You have to forgive me for all this, you know. I was sixteen. Maybe seventeen. I make the same sort of stupid mistakes now, they’re just equally age appropriate and seem less embarrassing as a result.
But what was I saying? Oh yes. The truth. I was talking about the TRUE TRUTH about I’m Thinking of a Colour. The stuff I’ve already said is true, of course, but there’s more. The other part of the TRUE TRUTH is that, when our goodness or skill or luck wore off (and it wore off pretty quickly) I began to lie. I began to cheat at I'm Thinking of a Colour.
I wanted Matt to stay with me, and when we started to lose that magic sort of thing we had at the beginning, I wanted to remind him of it.
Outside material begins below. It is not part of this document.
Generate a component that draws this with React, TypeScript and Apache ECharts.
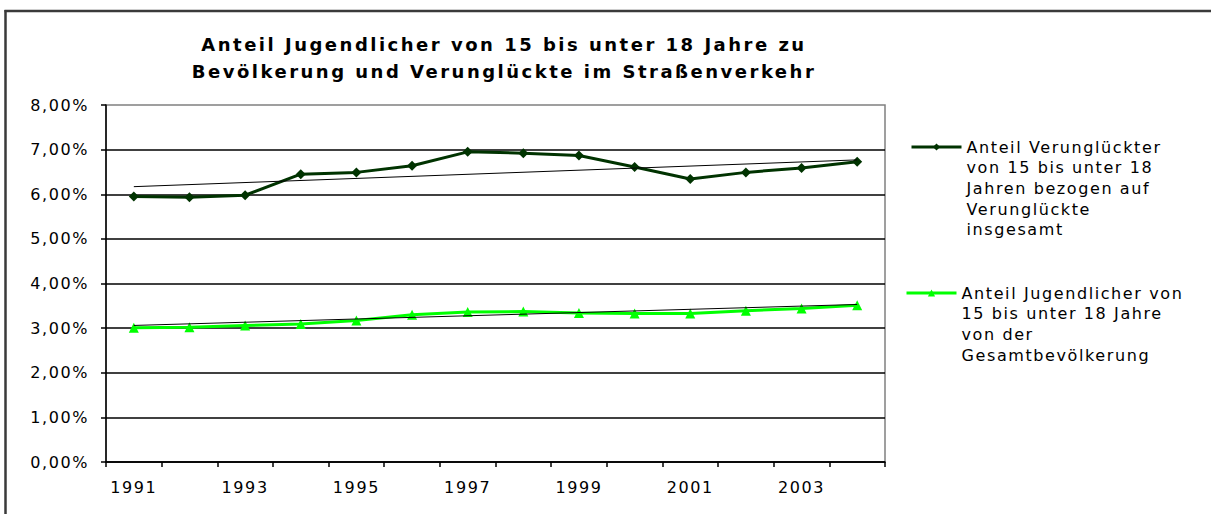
import React, { useEffect, useRef } from "react";
import * as echarts from "echarts";

const titleLines = [
  "Anteil Jugendlicher von 15 bis unter 18 Jahre zu",
  "Bevölkerung und Verunglückte im Straßenverkehr",
];

const years = ["1991", "1992", "1993", "1994", "1995", "1996", "1997", "1998", "1999", "2000", "2001", "2002", "2003", "2004"];

// Anteil Verunglückter von 15 bis unter 18 Jahren an Verunglückten insgesamt (%)
const verunglueckte = [5.95, 5.93, 5.98, 6.45, 6.49, 6.64, 6.95, 6.92, 6.87, 6.61, 6.34, 6.49, 6.59, 6.73];
// Anteil Jugendlicher von 15 bis unter 18 Jahre an der Gesamtbevölkerung (%)
const bevoelkerung = [3.01, 3.02, 3.06, 3.09, 3.17, 3.30, 3.36, 3.37, 3.34, 3.33, 3.33, 3.39, 3.44, 3.51];

// linear trend line end points (first year, last year)
const verunglueckteTrend = [6.17, 6.77];
const bevoelkerungTrend = [3.06, 3.53];

const yTicks = [0, 1, 2, 3, 4, 5, 6, 7, 8];

const legendLinesA = ["Anteil Verunglückter", "von 15 bis unter 18", "Jahren bezogen auf", "Verunglückte", "insgesamt"];
const legendLinesB = ["Anteil Jugendlicher von", "15 bis unter 18 Jahre", "von der", "Gesamtbevölkerung"];

const nameA = legendLinesA.join(" ");
const nameB = legendLinesB.join(" ");

const FONT = '"DejaVu Sans", sans-serif';
const TITLE_FONT = 'Verdana, "DejaVu Sans", sans-serif';

function trendData(ends: number[]) {
  return years.map((_, i) => (i === 0 ? ends[0] : i === years.length - 1 ? ends[1] : null));
}

// leading blank lines keep the first text line level with the legend icon
function legendText(lines: string[]) {
  return "\n".repeat(lines.length - 1) + lines.join("\n");
}

export default function App() {
  const ref = useRef<HTMLDivElement>(null);
  useEffect(() => {
    document.body.style.margin = "0";
    if (!ref.current) return;
    const chart = echarts.init(ref.current, undefined, { renderer: "svg" });
    const LH = 20.7;
    chart.setOption({
      animation: false,
      backgroundColor: "#ffffff",
      title: {
        text: titleLines.join("\n"),
        left: 504,
        top: 31,
        padding: 0,
        textAlign: "center",
        textStyle: { fontFamily: TITLE_FONT, fontWeight: "bold", fontSize: 18, lineHeight: 27, color: "#000" },
      },
      graphic: [
        {
          type: "line",
          shape: { x1: 4.5, y1: 11, x2: 1211, y2: 11 },
          style: { stroke: "#3a3a3a", lineWidth: 2.5 },
          silent: true,
        },
        {
          type: "line",
          shape: { x1: 5.5, y1: 10, x2: 5.5, y2: 514 },
          style: { stroke: "#3a3a3a", lineWidth: 2.5 },
          silent: true,
        },
      ],
      legend: [
        {
          data: [nameA],
          left: 910,
          top: 147 - (LH * 9) / 2,
          padding: 0,
          itemWidth: 50,
          itemHeight: 9,
          lineStyle: { width: 3 },
          formatter: () => legendText(legendLinesA),
          textStyle: { fontFamily: FONT, fontSize: 16, lineHeight: LH, color: "#000" },
        },
        {
          data: [nameB],
          left: 905,
          top: 293 - (LH * 7) / 2,
          padding: 0,
          itemWidth: 50,
          itemHeight: 9,
          lineStyle: { width: 3 },
          formatter: () => legendText(legendLinesB),
          textStyle: { fontFamily: FONT, fontSize: 16, lineHeight: LH, color: "#000" },
        },
      ],
      grid: {
        left: 106,
        top: 105,
        right: 1211 - 885,
        bottom: 514 - 462,
        show: true,
        borderColor: "#808080",
        borderWidth: 1.5,
        containLabel: false,
      },
      xAxis: {
        type: "category",
        data: years,
        boundaryGap: true,
        axisLine: { lineStyle: { color: "#000", width: 1.5 } },
        axisTick: { show: true, interval: 0, length: 5, lineStyle: { color: "#000", width: 1.5 } },
        axisLabel: { interval: 1, fontFamily: FONT, fontSize: 16, color: "#000", margin: 17 },
        splitLine: { show: false },
      },
      yAxis: {
        type: "value",
        min: yTicks[0],
        max: yTicks[yTicks.length - 1],
        interval: 1,
        axisLine: { show: true, lineStyle: { color: "#000", width: 1.5 } },
        axisTick: { show: true, length: 5, lineStyle: { color: "#000", width: 1.5 } },
        axisLabel: {
          fontFamily: FONT,
          fontSize: 16,
          color: "#000",
          margin: 17,
          formatter: (v: number) => v.toFixed(2).replace(".", ",") + "%",
        },
        splitLine: { show: true, showMaxLine: false, lineStyle: { color: "#000", width: 1.5 } },
      },
      series: [
        {
          name: nameA,
          type: "line",
          data: verunglueckte,
          color: "#003300",
          lineStyle: { color: "#003300", width: 3 },
          itemStyle: { color: "#003300" },
          symbol: "diamond",
          symbolSize: 10,
          z: 3,
        },
        {
          name: nameB,
          type: "line",
          data: bevoelkerung,
          color: "#00ff00",
          lineStyle: { color: "#00ff00", width: 3 },
          itemStyle: { color: "#00ff00" },
          symbol: "triangle",
          symbolSize: 10,
          z: 3,
        },
        {
          name: "Trend Verunglückte",
          type: "line",
          data: trendData(verunglueckteTrend),
          connectNulls: true,
          symbol: "none",
          lineStyle: { color: "#000", width: 1 },
          silent: true,
          z: 4,
        },
        {
          name: "Trend Bevölkerung",
          type: "line",
          data: trendData(bevoelkerungTrend),
          connectNulls: true,
          symbol: "none",
          lineStyle: { color: "#000", width: 1 },
          silent: true,
          z: 4,
        },
      ],
    });
    return () => chart.dispose();
  }, []);
  return (
    <div>
      <style>{`#chartbox text { letter-spacing: 1.6px; } #chartbox text[style*="Verdana"] { letter-spacing: 2.5px; }`}</style>
      <div id="chartbox" ref={ref} style={{ width: 1211, height: 514 }} />
    </div>
  );
}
I wanted him to remember to choose me. To see me as unique and special in a way nobody else was. So I cheated. I lied. I pretended he was right when he wasn’t. I don't know why.
No, actually, I suppose I do know why. It’s not like I planned it. That's not what I mean. Cheating at I’m Thinking of a Colour just sort of came over me. I would think green and he would say red, and I’d smile at him and say yes. Because I loved the way he looked at me afterwards. That's why.
I haven’t thought about the colour game for a long time and I don’t know why I write about it here now. Matt sometimes mentions me in his own blog, so I guess I’m allowed (although I know it bothers me when he does it, so this seems hypocritical). He and I don’t speak anymore, of course. Not at all. And that’s always seemed strange to me – to go from cosmically connected to completely divided – but that’s what happens I guess. It happens to everyone. And that’s not why I tell this story.
I joke a lot about Karma, and as a result I’m often asked if I “believe in it”. I don’t, really. I do believe that there’s something to be said for being careful – being actively careful to avoid doing anything that you wouldn’t want done to yourself – but that’s not because of Karma. That’s just because. It just seems like the only fair and right thing to do. Even so, when I think back on the colour game, the true truth of the matter is that I lied. I lied and I lied a lot. Over and over again, over a long period of time. And even when I told myself that I should stop, when the time came, I couldn’t. Or wouldn’t. Or didn’t, at any rate.
That’s just true. That’s something I did that I probably shouldn’t have. Maybe it's not a big deal, but I don't think that's for me to say.
This isn’t going anywhere. I’m just meandering along at the moment. I'm Thinking of a Colour came to mind and I hadn’t written in so long so I thought I’d tell you about it. It’s a memory that keeps popping into my mind, and I keep prodding at it like a sore tooth, wiggling it back and forth, going over and over it, feeling for the rough spots in that obsessive way I have, making it bleed.
The year is ending. It’s only days away.